I was going to respond to AlowVera that the dynamics and bullying of Meghan seem racially motivated. That is just my gut feeling. Meghan has a very real and important mission as such a focal point to help society make shifts in treating her with dignity and respect, while recignizing and calling out the hyenas for what they are.

I'm sorry for the pressure I can only imagine this adds to the stress of a wedding - for the couple, especially for Meghan - and kudos to Prince Harry for what he learns and his honorable behavior as this plays out.


Sorry to disrupt the flow of the conversation, but can you or anyone else tell me who Yvonne is?

I don't follow Prince Harry and Meghan as closely as others on this board so I am lost as to whom this Yvonne person is.

Thank you for responding.
 
Sorry to disrupt the flow of the conversation, but can you or anyone else tell me who Yvonne is?

I don't follow Prince Harry and Meghan as closely as others on this board so I am lost as to whom this Yvonne person is.

Thank you for responding.

Samantha. Her birth name and the name used growing up is Yvonne.
 
Doria was still in Los Angeles as of this afternoon. She was photographed going to yoga class. Now she may be on her way now, but the report about her being in London last week was wrong.

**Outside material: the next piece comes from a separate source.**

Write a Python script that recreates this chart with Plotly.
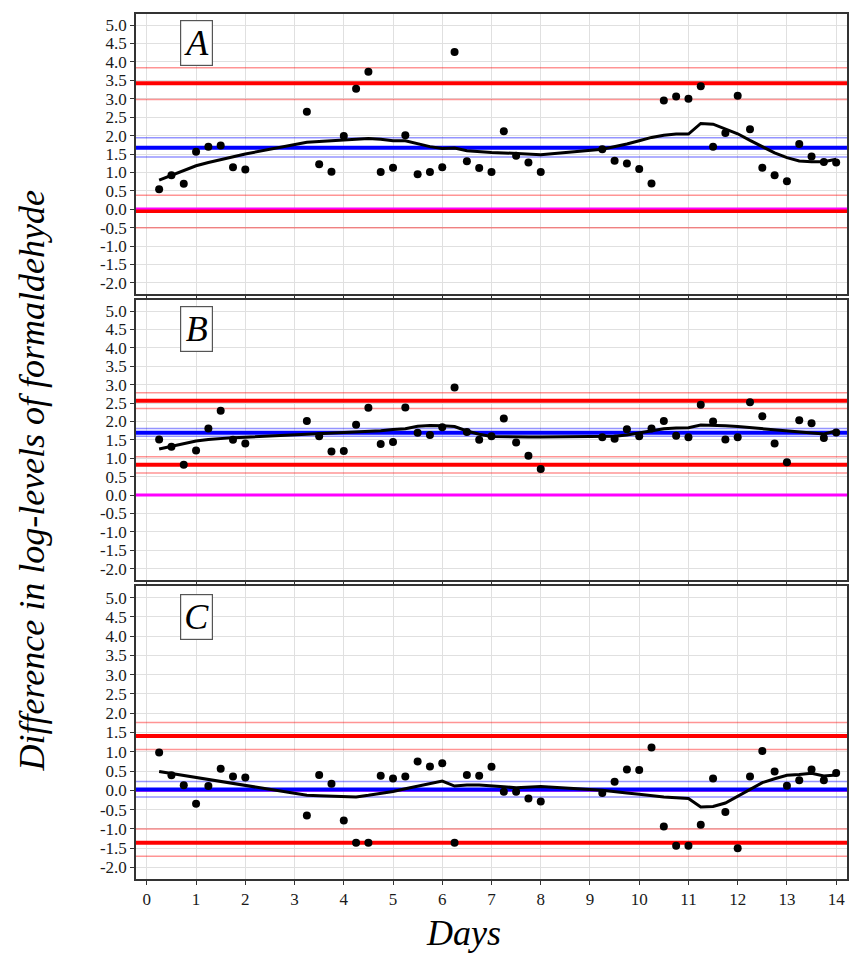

Omid and the 2 Emily's must be slipping!


LaRae
 
I just called my mom and dad and thanked them for being who they are - because my dad would never do such a thing. I'm praying Doria is already in London - because Meghan really needs her mom right now. Harry must be apoplectic with rage. I hope Wil&Kate have surrounded Meghan and Harry with love and brought the kids to cheer them up.

What a ghastly situation.

I'm sick for Meghan. I can barely say much else. I was in training all day and had homework from the training and logged on to see what was up and came into this thread and had my mind blown. I feel blindsided by this news and just sick on Meghan's behalf.

I'm also very sad to see people blaming Meghan. I can't even muster up the outrage I'm just so sad on her behalf.

What's nuts is the Lifetime TV movie didn't even need to manufacture drama - they could have just waited for this - now who will walk Meghan down the aisle? My God I can't even...



I feel the same. I am weirdly and deeply saddened by this. It’s not like I really know her.

My husband and I derided to marry weeks after meeting, and my dad was hugely supportive. He traveled a thousand miles to be there, got a tux, took my son for a haircut, went out of his way to make my husband feel like a part of the family etc. etc. and cannot fathom him betraying my trust as Tom Sr has, then making it worse by not showing up to support me getting married. I can imagine Meghan looking forward to having that memory of her father too and it makes me sick that he is not man enough to stand with his girl on such an important day.
 
Let's please move on from the 'playing victim/victim blaming' discussion. If you wish to continue the conversation, you can take it to PM.